Em parte da minha tese, intitulada Realismo negativo: estética e política no cinema de Danièle Huillet e Jean-Marie Straub (2023), parto dessa discussão sobre a prática intertextual ou intermidiática huillet-straubiana, demonstrando que se trata, mais do que de uma coletivização da autoria ou autoria colaborativa, do que defini como “primado do material”. Ao que se subentende, na verdade, uma crítica à autoria, a qual fulgura de extrema relevância uma vez que o contexto inicial de produção de Huillet-Straub era o cinema moderno europeu com suas políticas dos autores. Minha comunicação, portanto, versará sobre o conceito de primado do material, por meio de comentários teóricos, contextualizações históricas e da análise do curta Introdução à “Música de acompanhamento para uma cena de cinema” de Arnold Schoenberg (1972), o qual questiona o controle de um artista sobre sua obra.
Bibliografia
- ARAÚJO, Mateus; DUMANS, João (org.). Straub e Huillet. Devires – Cinema e Humanidades, Belo Horizonte, v. 10, no 1, jan./jul. 2013.

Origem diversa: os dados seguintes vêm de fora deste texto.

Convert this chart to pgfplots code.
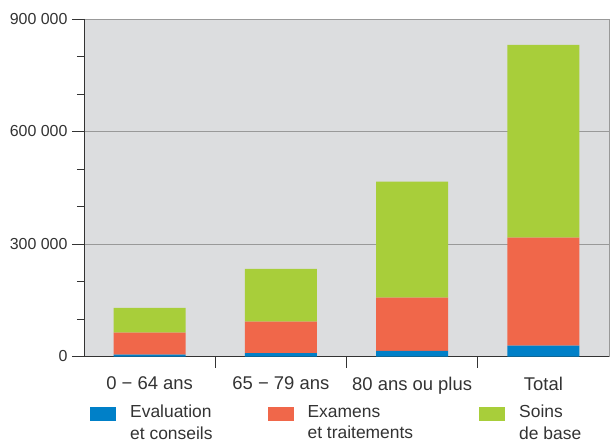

ASPAHAN, Pedro. Composição musical e pensamento cinematográfico: a estética do serialismo no cinema de Straub-Huillet. (tese de doutorado) Belo Horizonte: Universidade Federal de Minas Gerais, 2017.
BÖSER, Ursula. The art of seeing, the art of listening: the politics of representation in the work of Jean-Marie Straub and Danièle Huillet. Frankfurt: Lang, 2004.
BYG, Barton. Landscapes of resistance – the german films of Danièle Huillet and Jean-Marie Straub. Berkeley: University of California Press, 1995.
MARTINS, Dalila C. Realismo negativo: estética e política no cinema de Danièle Huillet e Jean-Marie Straub. (tese de doutorado) São Paulo: Universidade de São Paulo, 2023.
PUMMER, Claudia A. Elective affinities: the films of Danièle Huillet and Jean-Marie Straub. (tese de doutorado) Iowa: University of Iowa, 2011.